- Physical inactivity is the fourth leading risk factor for global mortality.
- Globally, 6% of deaths are attributed to physical inactivity.
- Physical inactivity is the main cause for approximately 21-25% of breast and colon cancers, 27% of diabetes and 30% of ischaemic heart disease burden.
- Increasing levels of physical inactivity are seen worldwide, in high-income countries as well as low- and middle-income countries.
- Infectious agents are responsible for almost 22% of cancer deaths in the developing world and 6% in industrialized countries.
- All sectors and all levels within governments, international partners, civil society, non-governmental organizations and the private sector have vital roles to play in shaping healthy environments and contributing to the promotion of physical activity.
Benefits of activity
- Increasing levels of physical activity bring health benefits across age groups.
- Physically active persons:
- have lower rates of: coronary heart disease, high blood pressure, stroke, diabetes, colon and breast cancer, and depression;
- have a lower risk of falling and of hip or vertebral fractures;
- are more likely to maintain a healthy weight.
- Both moderate and vigorous intensity physical activity bring health benefits
- Intensity refers to the rate at which the activity is being performed. It can be thought of as how hard a person works to do the activity.
- The intensity of different forms of physical activity varies between people.
- Depending on an individual's relative level of fitness, examples of moderate physical activity could include brisk walking, dancing or household chores.
- Examples of vigorous physical activity could be running, fast cycling, fast swimming or moving heavy loads.
- WHO provides recommendations for the optimal amounts of activity, but doing some physical activity is better than doing none.
5-17 years old
- People aged 5-17 should accumulate at least 60 minutes of moderate to vigorous physical activity daily.
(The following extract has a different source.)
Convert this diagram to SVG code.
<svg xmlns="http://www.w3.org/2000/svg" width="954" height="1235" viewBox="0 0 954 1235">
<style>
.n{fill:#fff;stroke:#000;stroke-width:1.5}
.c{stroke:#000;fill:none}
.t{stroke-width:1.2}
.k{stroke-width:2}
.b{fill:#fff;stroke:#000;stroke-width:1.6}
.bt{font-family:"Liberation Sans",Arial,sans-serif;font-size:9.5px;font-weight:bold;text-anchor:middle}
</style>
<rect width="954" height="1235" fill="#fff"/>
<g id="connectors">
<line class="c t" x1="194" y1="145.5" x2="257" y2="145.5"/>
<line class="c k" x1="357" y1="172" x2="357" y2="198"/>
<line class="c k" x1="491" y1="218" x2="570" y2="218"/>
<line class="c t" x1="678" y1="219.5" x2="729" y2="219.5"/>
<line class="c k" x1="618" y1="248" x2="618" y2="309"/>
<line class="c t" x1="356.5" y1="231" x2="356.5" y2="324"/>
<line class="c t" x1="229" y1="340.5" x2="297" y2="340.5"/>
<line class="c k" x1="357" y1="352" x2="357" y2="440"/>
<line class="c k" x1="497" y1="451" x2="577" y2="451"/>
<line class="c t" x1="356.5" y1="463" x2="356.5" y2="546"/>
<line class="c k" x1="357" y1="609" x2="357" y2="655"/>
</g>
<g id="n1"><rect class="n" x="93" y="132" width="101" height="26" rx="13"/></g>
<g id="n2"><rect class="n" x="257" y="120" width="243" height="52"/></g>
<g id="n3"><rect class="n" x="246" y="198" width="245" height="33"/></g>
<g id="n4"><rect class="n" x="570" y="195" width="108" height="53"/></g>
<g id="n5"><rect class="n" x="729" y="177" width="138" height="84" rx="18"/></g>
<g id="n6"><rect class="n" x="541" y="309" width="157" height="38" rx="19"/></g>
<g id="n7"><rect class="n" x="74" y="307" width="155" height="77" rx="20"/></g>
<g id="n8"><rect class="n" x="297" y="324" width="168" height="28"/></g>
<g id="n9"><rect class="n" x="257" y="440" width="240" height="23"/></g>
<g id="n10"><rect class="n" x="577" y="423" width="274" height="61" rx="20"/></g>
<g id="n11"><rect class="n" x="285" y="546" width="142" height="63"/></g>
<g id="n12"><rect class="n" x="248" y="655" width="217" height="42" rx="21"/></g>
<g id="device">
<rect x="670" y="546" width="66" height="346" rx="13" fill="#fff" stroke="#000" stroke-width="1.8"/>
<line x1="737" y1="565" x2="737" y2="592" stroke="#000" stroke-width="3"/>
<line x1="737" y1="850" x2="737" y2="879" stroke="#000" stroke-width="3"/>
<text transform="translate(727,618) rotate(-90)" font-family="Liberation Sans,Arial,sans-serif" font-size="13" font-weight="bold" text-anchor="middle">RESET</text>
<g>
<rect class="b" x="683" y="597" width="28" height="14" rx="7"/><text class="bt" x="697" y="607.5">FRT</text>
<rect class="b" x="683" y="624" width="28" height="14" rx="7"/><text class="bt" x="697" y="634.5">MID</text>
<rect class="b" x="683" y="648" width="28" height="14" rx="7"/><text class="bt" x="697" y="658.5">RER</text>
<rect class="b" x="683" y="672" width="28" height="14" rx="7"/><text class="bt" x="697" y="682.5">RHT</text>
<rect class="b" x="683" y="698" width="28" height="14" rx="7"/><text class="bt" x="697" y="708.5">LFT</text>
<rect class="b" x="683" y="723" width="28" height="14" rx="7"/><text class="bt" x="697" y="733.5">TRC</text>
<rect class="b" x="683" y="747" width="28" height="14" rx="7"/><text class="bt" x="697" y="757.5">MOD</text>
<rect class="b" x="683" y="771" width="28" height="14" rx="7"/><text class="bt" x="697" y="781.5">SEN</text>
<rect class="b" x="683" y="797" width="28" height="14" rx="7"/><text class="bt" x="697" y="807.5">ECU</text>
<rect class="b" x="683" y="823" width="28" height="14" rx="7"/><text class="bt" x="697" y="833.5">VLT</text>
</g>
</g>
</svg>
Amounts of physical activity greater than 60 minutes provide additional health benefits.
18-64 years old
- Adults aged 18-64 should do at least 150 minutes of moderately intense physical activity a week or at least 75 minutes of vigorous activity or an equivalent combination of moderate and vigorous activity.
- All activity should be performed in bouts of at least 10 minutes' duration.
Aged 65 and above
- The main recommendations for adults and older adults are the same.
- In addition, older adults with poor mobility should do physical activity to enhance balance and prevent falls three or more days per week.
- When older adults cannot do the recommended amount of physical activity due to health conditions, they should be as physically active as their abilities and conditions allow.
Inactive people should start with small amounts of physical activity and gradually increase duration, frequency and intensity over time.
Pregnant, postpartum women and persons with cardiac events may need to take extra precautions and seek medical advice before striving to achieve the recommended levels of physical activity.
Urban and environmental policies can have a huge potential to increase the physical activity levels in the population.
Examples of these policies include: ensuring that walking, cycling and other forms of active transportation are accessible and safe for all; or that schools have safe spaces and facilities for students to spend their free time actively.